Task to complete: Write the data out again exactly, dropping any images it holds.
--------------------
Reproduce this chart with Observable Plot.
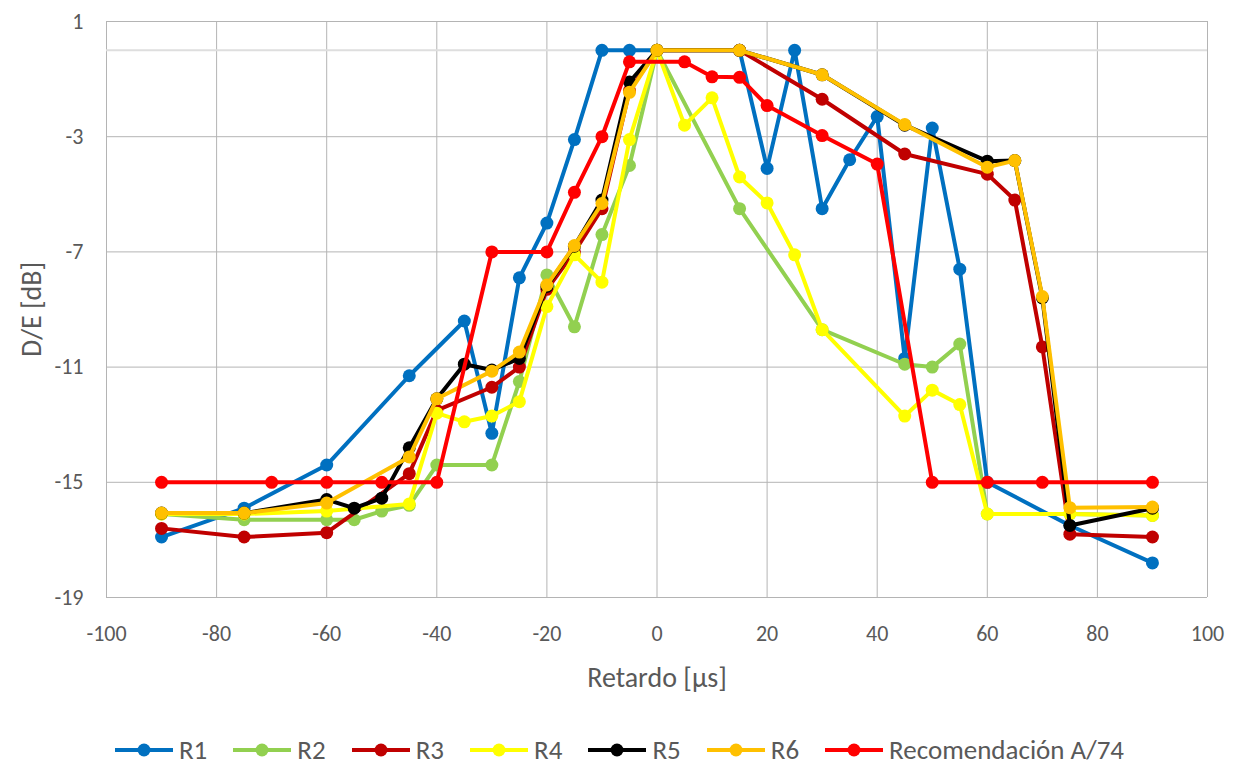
<!DOCTYPE html>
<html>
<head>
<meta charset="utf-8">
<script src="https://cdn.jsdelivr.net/npm/d3@7"></script>
<script src="https://cdn.jsdelivr.net/npm/@observablehq/plot@0.6"></script>
<style>
  body { margin: 0; background: #fff; font-family: Carlito, "Liberation Sans", sans-serif; }
  #legend { display: flex; justify-content: center; align-items: center; margin-top: 36px; color: #595959; font-size: 27px; line-height: 28px; }
  .item { display: flex; align-items: center; margin: 0 13px; }
  .item svg { margin-right: 6px; }
</style>
</head>
<body>
<div id="chart"></div>
<div id="legend"></div>
<script>
// Series names and colours
const seriesNames = ["R1", "R2", "R3", "R4", "R5", "R6", "Recomendación A/74"];
const seriesColors = ["#0070C0", "#92D050", "#C00000", "#FFFF00", "#000000", "#FFC000", "#FF0000"];

// Axis ticks and titles
const xTicks = [-100, -80, -60, -40, -20, 0, 20, 40, 60, 80, 100];
const yTicks = [-19, -15, -11, -7, -3, 1];
const xTitle = "Retardo [µs]";
const yTitle = "D/E [dB]";

// Delay [µs] and D/E [dB] per series
const r1Delay = [-90, -75, -60, -45, -35, -30, -25, -20, -15, -10, -5, 0, 15, 20, 25, 30, 35, 40, 45, 50, 55, 60, 75, 90];
const r1Level = [-16.9, -15.9, -14.4, -11.3, -9.4, -13.3, -7.9, -6.0, -3.1, 0, 0, 0, 0, -4.1, 0, -5.5, -3.8, -2.3, -10.7, -2.7, -7.6, -15, -16.5, -17.8];

const r2Delay = [-90, -75, -60, -55, -50, -45, -40, -30, -25, -20, -15, -10, -5, 0, 15, 30, 45, 50, 55, 60, 75, 90];
const r2Level = [-16.1, -16.3, -16.3, -16.3, -16.0, -15.8, -14.4, -14.4, -11.5, -7.8, -9.6, -6.4, -4.0, 0, -5.5, -9.7, -10.9, -11.0, -10.2, -16.1, -16.1, -16.15];

const r3Delay = [-90, -75, -60, -45, -40, -30, -25, -20, -15, -10, -5, 0, 15, 30, 45, 60, 65, 70, 75, 90];
const r3Level = [-16.6, -16.9, -16.75, -14.7, -12.5, -11.7, -11.0, -8.3, -7.0, -5.5, -1.4, 0, 0, -1.7, -3.6, -4.3, -5.2, -10.3, -16.8, -16.9];

const r4Delay = [-90, -75, -60, -45, -40, -35, -30, -25, -20, -15, -10, -5, 0, 5, 10, 15, 20, 25, 30, 45, 50, 55, 60, 75, 90];
const r4Level = [-16.1, -16.1, -16.0, -15.75, -12.6, -12.9, -12.7, -12.2, -8.9, -7.1, -8.05, -3.1, 0, -2.6, -1.65, -4.4, -5.3, -7.1, -9.7, -12.7, -11.8, -12.3, -16.1, -16.1, -16.15];

const r5Delay = [-90, -75, -60, -55, -50, -45, -40, -35, -30, -25, -20, -15, -10, -5, 0, 15, 30, 45, 60, 65, 70, 75, 90];
const r5Level = [-16.07, -16.07, -15.6, -15.9, -15.55, -13.8, -12.1, -10.9, -11.1, -10.7, -8.2, -6.8, -5.2, -1.1, 0, 0, -0.85, -2.6, -3.85, -3.83, -8.6, -16.5, -15.9];

const r6Delay = [-90, -75, -60, -45, -40, -30, -25, -20, -15, -10, -5, 0, 15, 30, 45, 60, 65, 70, 75, 90];
const r6Level = [-16.07, -16.07, -15.72, -14.12, -12.1, -11.14, -10.48, -8.15, -6.78, -5.32, -1.46, 0, 0, -0.85, -2.58, -4.06, -3.83, -8.55, -15.88, -15.86];

const recDelay = [-90, -70, -60, -50, -40, -30, -20, -15, -10, -5, 5, 10, 15, 20, 30, 40, 50, 60, 70, 90];
const recLevel = [-15, -15, -15, -15, -15, -7, -7, -4.93, -3, -0.4, -0.4, -0.92, -0.94, -1.92, -2.96, -3.95, -15, -15, -15, -15];

const delays = [r1Delay, r2Delay, r3Delay, r4Delay, r5Delay, r6Delay, recDelay];
const levels = [r1Level, r2Level, r3Level, r4Level, r5Level, r6Level, recLevel];

// Long table: one row per measured point
const rows = seriesNames.flatMap((name, i) =>
  delays[i].map((d, j) => ({series: name, delay: d, level: levels[i][j]}))
);

const seriesMarks = seriesNames.flatMap((name, i) => {
  const data = rows.filter(r => r.series === name);
  return [
    Plot.line(data, {x: "delay", y: "level", stroke: seriesColors[i], strokeWidth: 4, strokeLinejoin: "round"}),
    Plot.dot(data, {x: "delay", y: "level", r: 6.5, fill: seriesColors[i], stroke: "none"})
  ];
});

const textColor = "#595959";

const chart = Plot.plot({
  width: 1239,
  height: 700,
  marginLeft: 106,
  marginRight: 32,
  marginTop: 21,
  marginBottom: 103,
  style: {fontSize: "22px", color: textColor, fontFamily: 'Carlito, "Liberation Sans", sans-serif', background: "#fff"},
  x: {domain: [-100, 100]},
  y: {domain: [-19, 1]},
  marks: [
    Plot.gridX(xTicks, {stroke: "#b4b4b4", strokeOpacity: 1}),
    Plot.gridY(yTicks, {stroke: "#b4b4b4", strokeOpacity: 1}),
    Plot.ruleY([0], {stroke: "#dedede", strokeWidth: 2}),
    Plot.axisX(xTicks, {tickSize: 0, tickPadding: 28, tickFormat: d => String(d), label: null}),
    Plot.axisY(yTicks, {tickSize: 0, tickPadding: 23, tickFormat: d => String(d), label: null}),
    Plot.text([xTitle], {frameAnchor: "bottom", dy: 81, lineAnchor: "middle", textAnchor: "middle", fontSize: 28, fill: textColor}),
    Plot.text([yTitle], {frameAnchor: "left", dx: -74, rotate: -90, lineAnchor: "middle", textAnchor: "middle", fontSize: 28, fill: textColor}),
    ...seriesMarks
  ]
});
document.getElementById("chart").appendChild(chart);

// Legend below the chart
const legend = d3.select("#legend");
seriesNames.forEach((name, i) => {
  const item = legend.append("div").attr("class", "item");
  const svg = item.append("svg").attr("width", 58).attr("height", 16);
  svg.append("line").attr("x1", 0).attr("x2", 58).attr("y1", 8).attr("y2", 8)
    .attr("stroke", seriesColors[i]).attr("stroke-width", 4);
  svg.append("circle").attr("cx", 29).attr("cy", 8).attr("r", 6.5).attr("fill", seriesColors[i]);
  item.append("span").text(name);
});
</script>
</body>
</html>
--------------------
Complete answer:
Reproduce this chart with Observable Plot.
<!DOCTYPE html>
<html>
<head>
<meta charset="utf-8">
<script src="https://cdn.jsdelivr.net/npm/d3@7"></script>
<script src="https://cdn.jsdelivr.net/npm/@observablehq/plot@0.6"></script>
<style>
  body { margin: 0; background: #fff; font-family: Carlito, "Liberation Sans", sans-serif; }
  #legend { display: flex; justify-content: center; align-items: center; margin-top: 36px; color: #595959; font-size: 27px; line-height: 28px; }
  .item { display: flex; align-items: center; margin: 0 13px; }
  .item svg { margin-right: 6px; }
</style>
</head>
<body>
<div id="chart"></div>
<div id="legend"></div>
<script>
// Series names and colours
const seriesNames = ["R1", "R2", "R3", "R4", "R5", "R6", "Recomendación A/74"];
const seriesColors = ["#0070C0", "#92D050", "#C00000", "#FFFF00", "#000000", "#FFC000", "#FF0000"];

// Axis ticks and titles
const xTicks = [-100, -80, -60, -40, -20, 0, 20, 40, 60, 80, 100];
const yTicks = [-19, -15, -11, -7, -3, 1];
const xTitle = "Retardo [µs]";
const yTitle = "D/E [dB]";

// Delay [µs] and D/E [dB] per series
const r1Delay = [-90, -75, -60, -45, -35, -30, -25, -20, -15, -10, -5, 0, 15, 20, 25, 30, 35, 40, 45, 50, 55, 60, 75, 90];
const r1Level = [-16.9, -15.9, -14.4, -11.3, -9.4, -13.3, -7.9, -6.0, -3.1, 0, 0, 0, 0, -4.1, 0, -5.5, -3.8, -2.3, -10.7, -2.7, -7.6, -15, -16.5, -17.8];

const r2Delay = [-90, -75, -60, -55, -50, -45, -40, -30, -25, -20, -15, -10, -5, 0, 15, 30, 45, 50, 55, 60, 75, 90];
const r2Level = [-16.1, -16.3, -16.3, -16.3, -16.0, -15.8, -14.4, -14.4, -11.5, -7.8, -9.6, -6.4, -4.0, 0, -5.5, -9.7, -10.9, -11.0, -10.2, -16.1, -16.1, -16.15];

const r3Delay = [-90, -75, -60, -45, -40, -30, -25, -20, -15, -10, -5, 0, 15, 30, 45, 60, 65, 70, 75, 90];
const r3Level = [-16.6, -16.9, -16.75, -14.7, -12.5, -11.7, -11.0, -8.3, -7.0, -5.5, -1.4, 0, 0, -1.7, -3.6, -4.3, -5.2, -10.3, -16.8, -16.9];

const r4Delay = [-90, -75, -60, -45, -40, -35, -30, -25, -20, -15, -10, -5, 0, 5, 10, 15, 20, 25, 30, 45, 50, 55, 60, 75, 90];
const r4Level = [-16.1, -16.1, -16.0, -15.75, -12.6, -12.9, -12.7, -12.2, -8.9, -7.1, -8.05, -3.1, 0, -2.6, -1.65, -4.4, -5.3, -7.1, -9.7, -12.7, -11.8, -12.3, -16.1, -16.1, -16.15];

const r5Delay = [-90, -75, -60, -55, -50, -45, -40, -35, -30, -25, -20, -15, -10, -5, 0, 15, 30, 45, 60, 65, 70, 75, 90];
const r5Level = [-16.07, -16.07, -15.6, -15.9, -15.55, -13.8, -12.1, -10.9, -11.1, -10.7, -8.2, -6.8, -5.2, -1.1, 0, 0, -0.85, -2.6, -3.85, -3.83, -8.6, -16.5, -15.9];

const r6Delay = [-90, -75, -60, -45, -40, -30, -25, -20, -15, -10, -5, 0, 15, 30, 45, 60, 65, 70, 75, 90];
const r6Level = [-16.07, -16.07, -15.72, -14.12, -12.1, -11.14, -10.48, -8.15, -6.78, -5.32, -1.46, 0, 0, -0.85, -2.58, -4.06, -3.83, -8.55, -15.88, -15.86];

const recDelay = [-90, -70, -60, -50, -40, -30, -20, -15, -10, -5, 5, 10, 15, 20, 30, 40, 50, 60, 70, 90];
const recLevel = [-15, -15, -15, -15, -15, -7, -7, -4.93, -3, -0.4, -0.4, -0.92, -0.94, -1.92, -2.96, -3.95, -15, -15, -15, -15];

const delays = [r1Delay, r2Delay, r3Delay, r4Delay, r5Delay, r6Delay, recDelay];
const levels = [r1Level, r2Level, r3Level, r4Level, r5Level, r6Level, recLevel];

// Long table: one row per measured point
const rows = seriesNames.flatMap((name, i) =>
  delays[i].map((d, j) => ({series: name, delay: d, level: levels[i][j]}))
);

const seriesMarks = seriesNames.flatMap((name, i) => {
  const data = rows.filter(r => r.series === name);
  return [
    Plot.line(data, {x: "delay", y: "level", stroke: seriesColors[i], strokeWidth: 4, strokeLinejoin: "round"}),
    Plot.dot(data, {x: "delay", y: "level", r: 6.5, fill: seriesColors[i], stroke: "none"})
  ];
});

const textColor = "#595959";

const chart = Plot.plot({
  width: 1239,
  height: 700,
  marginLeft: 106,
  marginRight: 32,
  marginTop: 21,
  marginBottom: 103,
  style: {fontSize: "22px", color: textColor, fontFamily: 'Carlito, "Liberation Sans", sans-serif', background: "#fff"},
  x: {domain: [-100, 100]},
  y: {domain: [-19, 1]},
  marks: [
    Plot.gridX(xTicks, {stroke: "#b4b4b4", strokeOpacity: 1}),
    Plot.gridY(yTicks, {stroke: "#b4b4b4", strokeOpacity: 1}),
    Plot.ruleY([0], {stroke: "#dedede", strokeWidth: 2}),
    Plot.axisX(xTicks, {tickSize: 0, tickPadding: 28, tickFormat: d => String(d), label: null}),
    Plot.axisY(yTicks, {tickSize: 0, tickPadding: 23, tickFormat: d => String(d), label: null}),
    Plot.text([xTitle], {frameAnchor: "bottom", dy: 81, lineAnchor: "middle", textAnchor: "middle", fontSize: 28, fill: textColor}),
    Plot.text([yTitle], {frameAnchor: "left", dx: -74, rotate: -90, lineAnchor: "middle", textAnchor: "middle", fontSize: 28, fill: textColor}),
    ...seriesMarks
  ]
});
document.getElementById("chart").appendChild(chart);

// Legend below the chart
const legend = d3.select("#legend");
seriesNames.forEach((name, i) => {
  const item = legend.append("div").attr("class", "item");
  const svg = item.append("svg").attr("width", 58).attr("height", 16);
  svg.append("line").attr("x1", 0).attr("x2", 58).attr("y1", 8).attr("y2", 8)
    .attr("stroke", seriesColors[i]).attr("stroke-width", 4);
  svg.append("circle").attr("cx", 29).attr("cy", 8).attr("r", 6.5).attr("fill", seriesColors[i]);
  item.append("span").text(name);
});
</script>
</body>
</html>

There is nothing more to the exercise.